• [Stated task]: Take the lines from the top down to and including the one with "ax = fig.add_axes([0.164, 0.201, 0.8165, 0.758])" and repeat them exactly. Omit images.

▬▬▬▬▬▬▬▬▬▬

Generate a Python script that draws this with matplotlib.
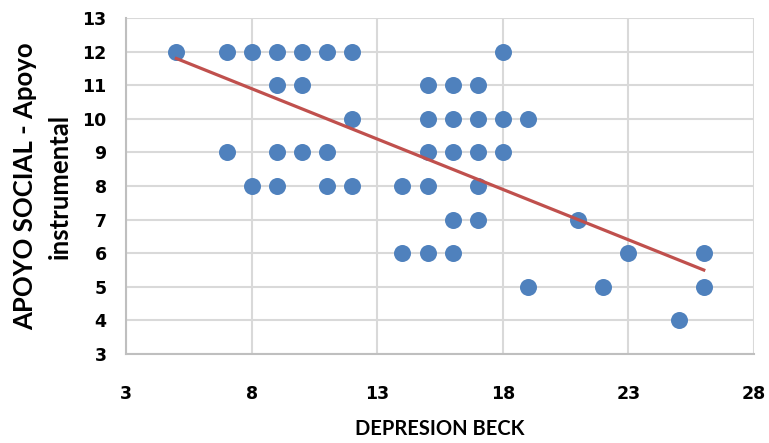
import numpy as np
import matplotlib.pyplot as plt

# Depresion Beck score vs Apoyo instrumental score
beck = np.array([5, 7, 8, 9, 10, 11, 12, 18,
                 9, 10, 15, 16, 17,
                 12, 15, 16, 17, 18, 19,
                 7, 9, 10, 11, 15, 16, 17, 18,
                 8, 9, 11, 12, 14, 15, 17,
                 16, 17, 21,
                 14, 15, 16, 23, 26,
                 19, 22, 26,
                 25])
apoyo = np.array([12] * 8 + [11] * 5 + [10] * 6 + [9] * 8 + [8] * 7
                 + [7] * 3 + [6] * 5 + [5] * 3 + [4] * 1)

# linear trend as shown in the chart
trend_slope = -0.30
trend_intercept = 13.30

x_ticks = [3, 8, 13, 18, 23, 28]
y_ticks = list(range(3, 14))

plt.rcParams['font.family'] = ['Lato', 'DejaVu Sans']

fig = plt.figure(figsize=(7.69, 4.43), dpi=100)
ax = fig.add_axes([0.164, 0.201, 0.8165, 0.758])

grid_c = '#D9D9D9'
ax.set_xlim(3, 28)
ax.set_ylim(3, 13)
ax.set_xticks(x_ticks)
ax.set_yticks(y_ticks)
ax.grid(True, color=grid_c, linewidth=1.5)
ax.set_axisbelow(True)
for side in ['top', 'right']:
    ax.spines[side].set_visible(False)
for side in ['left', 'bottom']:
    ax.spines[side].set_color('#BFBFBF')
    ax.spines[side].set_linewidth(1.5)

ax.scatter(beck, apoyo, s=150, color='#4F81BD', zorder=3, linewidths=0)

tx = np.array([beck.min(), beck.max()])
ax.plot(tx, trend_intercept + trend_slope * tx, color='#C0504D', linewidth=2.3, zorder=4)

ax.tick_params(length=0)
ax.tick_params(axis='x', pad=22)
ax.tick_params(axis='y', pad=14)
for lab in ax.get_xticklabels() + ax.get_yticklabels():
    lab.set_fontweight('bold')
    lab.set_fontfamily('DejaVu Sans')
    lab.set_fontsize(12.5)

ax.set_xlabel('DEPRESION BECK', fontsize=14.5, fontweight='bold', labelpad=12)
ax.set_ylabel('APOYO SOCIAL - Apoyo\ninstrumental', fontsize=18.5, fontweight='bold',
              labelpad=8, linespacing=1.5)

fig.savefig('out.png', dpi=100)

▬▬▬▬▬▬▬▬▬▬

• [Final answer]:
Generate a Python script that draws this with matplotlib.
import numpy as np
import matplotlib.pyplot as plt

# Depresion Beck score vs Apoyo instrumental score
beck = np.array([5, 7, 8, 9, 10, 11, 12, 18,
                 9, 10, 15, 16, 17,
                 12, 15, 16, 17, 18, 19,
                 7, 9, 10, 11, 15, 16, 17, 18,
                 8, 9, 11, 12, 14, 15, 17,
                 16, 17, 21,
                 14, 15, 16, 23, 26,
                 19, 22, 26,
                 25])
apoyo = np.array([12] * 8 + [11] * 5 + [10] * 6 + [9] * 8 + [8] * 7
                 + [7] * 3 + [6] * 5 + [5] * 3 + [4] * 1)

# linear trend as shown in the chart
trend_slope = -0.30
trend_intercept = 13.30

x_ticks = [3, 8, 13, 18, 23, 28]
y_ticks = list(range(3, 14))

plt.rcParams['font.family'] = ['Lato', 'DejaVu Sans']

fig = plt.figure(figsize=(7.69, 4.43), dpi=100)
ax = fig.add_axes([0.164, 0.201, 0.8165, 0.758])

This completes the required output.